Someone asked me recently about Legendre transforms and I realized there is something I didn't understand.
The basic idea of a Legendre transform is to treat a function instead of a mapping from its original ensemble as a mapping from the ensemble of its derivatives.
To do so the function is to be convex (or concave) on the original domain. Why? There is an easy formal demonstration but intuitively it is because if the function is convex (concave) its derivative is strictly increasing (decreasing) hence the (Legendre) transformed function will never give two different mappings for the same value of the derivative. i.e. $f(x) \neq f(y) \,\,\text{for } x = y$ (not a function).
Anyways, Legendre transforms are often used in thermodynamics and mechanics. For example instead of describing the energy as a function of the entropy, for obvious experimentalist reasons one would rather describe it as a function of the temperature. This can be attempted because the temperature is the derivative of the energy wrt. entropy
$$ T = \frac{\partial U}{\partial S}. $$
Now according to what is said above how can one be sure that the energy is a convex (concave) function of the entropy (or the volume)?
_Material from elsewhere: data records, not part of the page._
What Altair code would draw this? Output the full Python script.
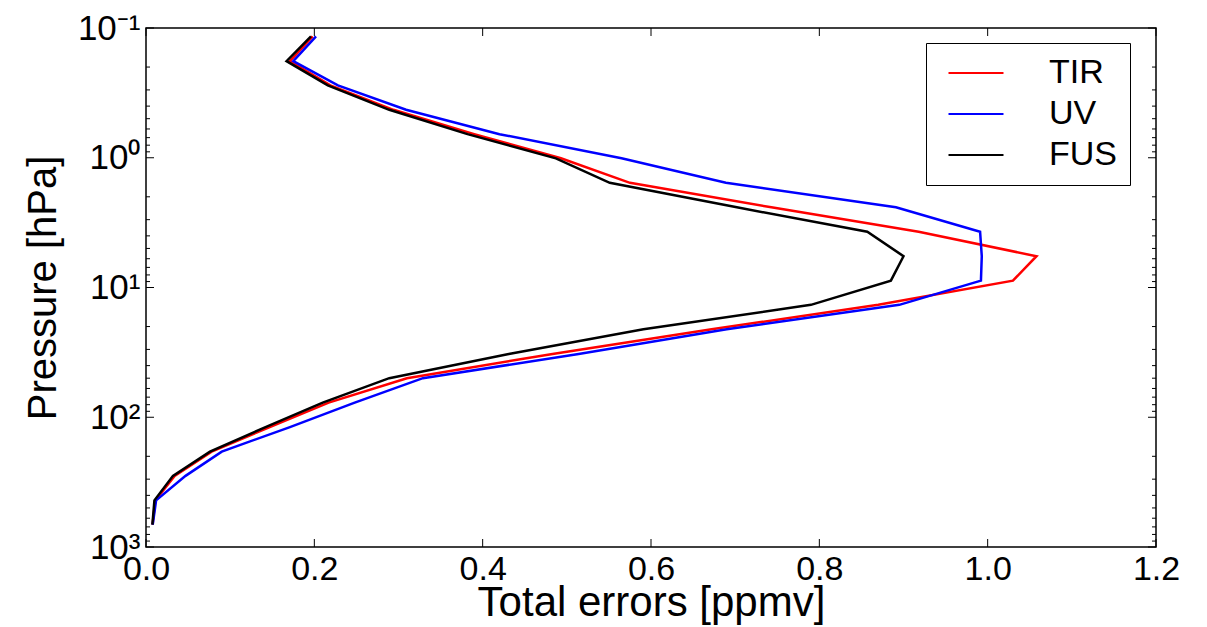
import altair as alt
import pandas as pd

# Pressure levels [hPa], bottom to top
pressure = [673, 437, 283, 184, 119, 77.2, 50.0, 32.5, 21.0, 13.6, 8.85,
            5.74, 3.72, 2.41, 1.56, 1.01, 0.658, 0.427, 0.277, 0.180, 0.116]

# Total errors [ppmv]
tir = [0.0078, 0.011, 0.034, 0.078, 0.147, 0.217, 0.310, 0.483, 0.672, 0.870, 1.030,
       1.058, 0.918, 0.743, 0.575, 0.493, 0.390, 0.294, 0.219, 0.171, 0.198]
uv = [0.008, 0.012, 0.047, 0.090, 0.171, 0.248, 0.329, 0.514, 0.690, 0.895, 0.992,
      0.993, 0.991, 0.891, 0.689, 0.565, 0.420, 0.309, 0.228, 0.175, 0.202]
fus = [0.0076, 0.010, 0.032, 0.076, 0.142, 0.210, 0.289, 0.431, 0.591, 0.790, 0.885,
       0.900, 0.857, 0.702, 0.551, 0.487, 0.382, 0.289, 0.216, 0.167, 0.196]

series_names = ["TIR", "UV", "FUS"]
series_colors = ["#ff0000", "#0000ff", "#000000"]

x_ticks = [0.0, 0.2, 0.4, 0.6, 0.8, 1.0, 1.2]
y_major = [0.1, 1, 10, 100, 1000]
y_major_labels = ["10⁻¹", "10⁰", "10¹", "10²", "10³"]
y_minor = [0.2, 0.3, 0.4, 0.5, 0.6, 0.7, 0.8, 0.9,
           2, 3, 4, 5, 6, 7, 8, 9,
           20, 30, 40, 50, 60, 70, 80, 90,
           200, 300, 400, 500, 600, 700, 800, 900]

W = 1010
H = 519
FONT = "Liberation Sans"

rows = []
for name, vals in zip(series_names, [tir, uv, fus]):
    for i, (p, v) in enumerate(zip(pressure, vals)):
        rows.append({"series": name, "level": i, "pressure": p, "error": v})
df = pd.DataFrame(rows)

label_expr = " : ".join(
    f"datum.value == {v} ? '{l}'" for v, l in zip(y_major, y_major_labels)
) + " : ''"

xscale = alt.Scale(domain=[0, 1.2], nice=False, zero=False)
yscale = alt.Scale(type="log", domain=[0.1, 1000], reverse=True, nice=False)

xaxis = alt.Axis(values=x_ticks, format=".1f", title="Total errors [ppmv]",
                 ticks=False, domain=False, grid=False, labelFontSize=34,
                 labelFont=FONT, labelPadding=5, labelFlush=False,
                 labelColor="black", labelOverlap=False,
                 titleFont=FONT, titleFontSize=42, titleFontWeight="normal",
                 titleColor="black", titleX=W / 2, titleY=68,
                 titleBaseline="alphabetic")
yaxis = alt.Axis(values=y_major, labelExpr=label_expr, title="Pressure [hPa]",
                 ticks=False, domain=False, grid=False, labelFontSize=35,
                 labelFont=FONT, labelPadding=6, labelFlush=False,
                 labelColor="black", labelOverlap=False,
                 titleFont=FONT, titleFontSize=40, titleFontWeight="normal",
                 titleColor="black", titleX=-91, titleY=H / 2,
                 titleAngle=-90, titleBaseline="alphabetic")

lines = alt.Chart(df).mark_line(strokeWidth=2.5).encode(
    x=alt.X("error:Q", scale=xscale, axis=xaxis),
    y=alt.Y("pressure:Q", scale=yscale, axis=yaxis),
    color=alt.Color("series:N",
                    scale=alt.Scale(domain=series_names, range=series_colors),
                    legend=alt.Legend(orient="none", legendX=780, legendY=15,
                                      title=None, symbolType="M-2,0H2",
                                      symbolSize=756, symbolOffset=20,
                                      symbolStrokeWidth=2,
                                      labelFont=FONT, labelFontSize=34,
                                      labelOffset=56, rowPadding=7, padding=13,
                                      strokeColor="black", fillColor="white",
                                      labelColor="black")),
    order=alt.Order("level:Q"),
)

ymaj_df = pd.DataFrame({"pressure": y_major})
ymin_df = pd.DataFrame({"pressure": y_minor})
xt_df = pd.DataFrame({"error": x_ticks})

def yrule(data, x0, x1):
    return alt.Chart(data).mark_rule(color="black", strokeWidth=1).encode(
        y=alt.Y("pressure:Q", scale=yscale, axis=yaxis),
        x=alt.value(x0), x2=alt.value(x1))

def xrule(data, y0, y1):
    return alt.Chart(data).mark_rule(color="black", strokeWidth=1).encode(
        x=alt.X("error:Q", scale=xscale, axis=xaxis),
        y=alt.value(y0), y2=alt.value(y1))

ticks = [
    yrule(ymaj_df, 0, 8), yrule(ymaj_df, W - 8, W),
    yrule(ymin_df, 0, 4), yrule(ymin_df, W - 4, W),
    xrule(xt_df, H - 8, H), xrule(xt_df, 0, 8),
]

chart = alt.layer(lines, *ticks).properties(
    width=W, height=H,
    background="white",
    autosize=alt.AutoSizeParams(type="none"),
    padding={"left": 138, "top": 20, "right": 40, "bottom": 80},
).configure_view(stroke="black", strokeWidth=1.5)

chart.save("out.html", embed_options={"renderer": "svg", "actions": False})
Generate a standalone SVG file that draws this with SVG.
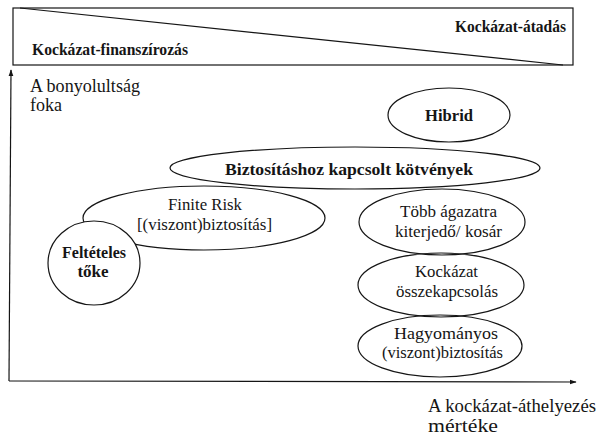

I had an idea when talking of Hamiltonian mechanics. As most systems behave close to their equilibrium point the energy can be Taylored expended to the second-order
$$ E(x) = E (x_0) + \underbrace{\nabla E\left(x_0\right)}_{=0} \cdot \left(x - x_0\right) + \frac{1}{2} \left(x - x_0\right)^\top H_f (x_0) \left(x - x_0\right)$$
where $x := (\textbf{x}, \textbf{v})$.
Because the gradient cancels at equilibrium. This function being convex (or concave) if the Hessian is positive (negative) definite.
Can someone generalize the idea behind the fact that in physics one is dealing with convex (concave) functions? One can enter in statistical physics if needed, it's fine for me.